High-Tech Stocks Remain Investors’ Darlings Despite Fed’s Hawkish Stance
Representatives of the high-tech sector have been and will have been the best performing growth stocks no matter what.
Any substitutes are extremely hard to find. In the past, these were also biotech stocks, but by now, vaccine development stories have largely lost their former luster and appeal.
It would be wrong to equate biotechnology with the high-tech sector in general, which is the mainstay of the Nasdaq index, and indeed remains the main hope for equity-oriented growth investors. The overall situation in the high-tech sector looks much more optimistic, given the following considerations:
a. These companies usually have large amounts of cash on their balance sheets – therefore, the upcoming increase in interest rates is not so scary for them, since borrowed funds are not critical for them;
b. Many of these companies show average annual growth rates (CAGR) that substantially beat the average economy’s growth, and this is now important for investors in the light of high inflation;
c. Scaling their business in the Covid era is easier for them as they don't have to physically move anything distantly.
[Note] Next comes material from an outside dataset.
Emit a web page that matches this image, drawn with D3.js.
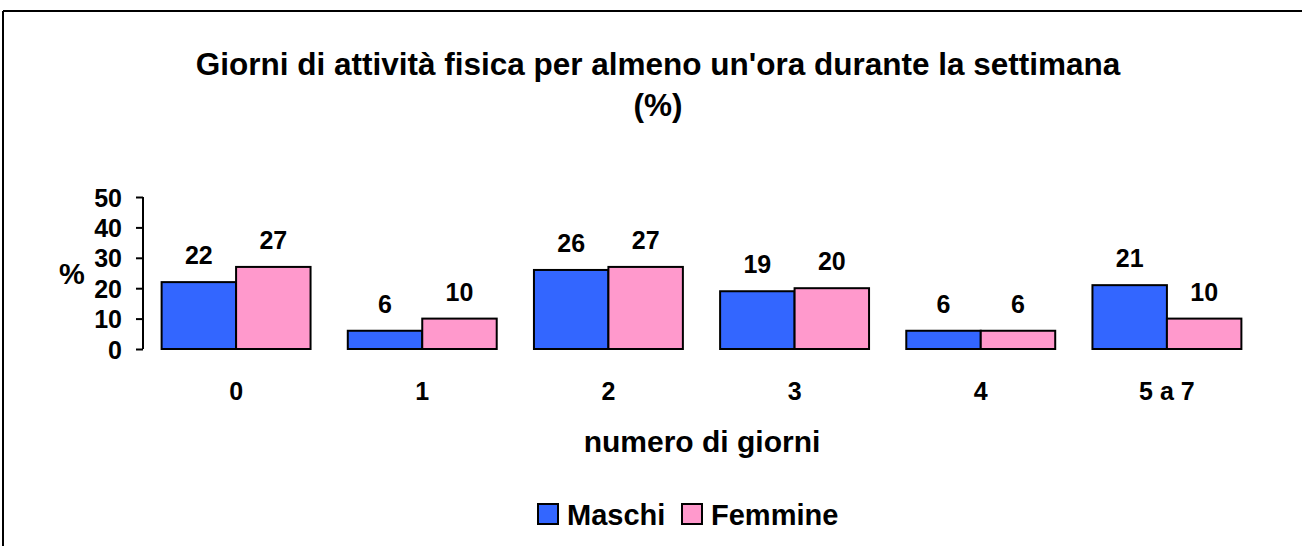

U.S. analysts and portfolio managers also, for the most part, remain optimistic about the further prospects for the continuation of the rally in high-tech stocks, despite the Fed’s targeting now tightening of the monetary policy, which will result in an increase in the cost of borrowing. Unfortunately, the past six months did not please investors with good dynamics in the high-tech sector. Most relevant stocks posted a moderately negative trend in the last three months, which accelerated as we approached the date of the Fed meeting in January 2022. They kept their market value, demonstrating conditionally sideways trends only by the largest representatives of the industry - such as Microsoft (MSFT), Palo Alto Networks (PANW) and Fortinet (FTNT). We know these companies very well, and they do not need additional recommendations.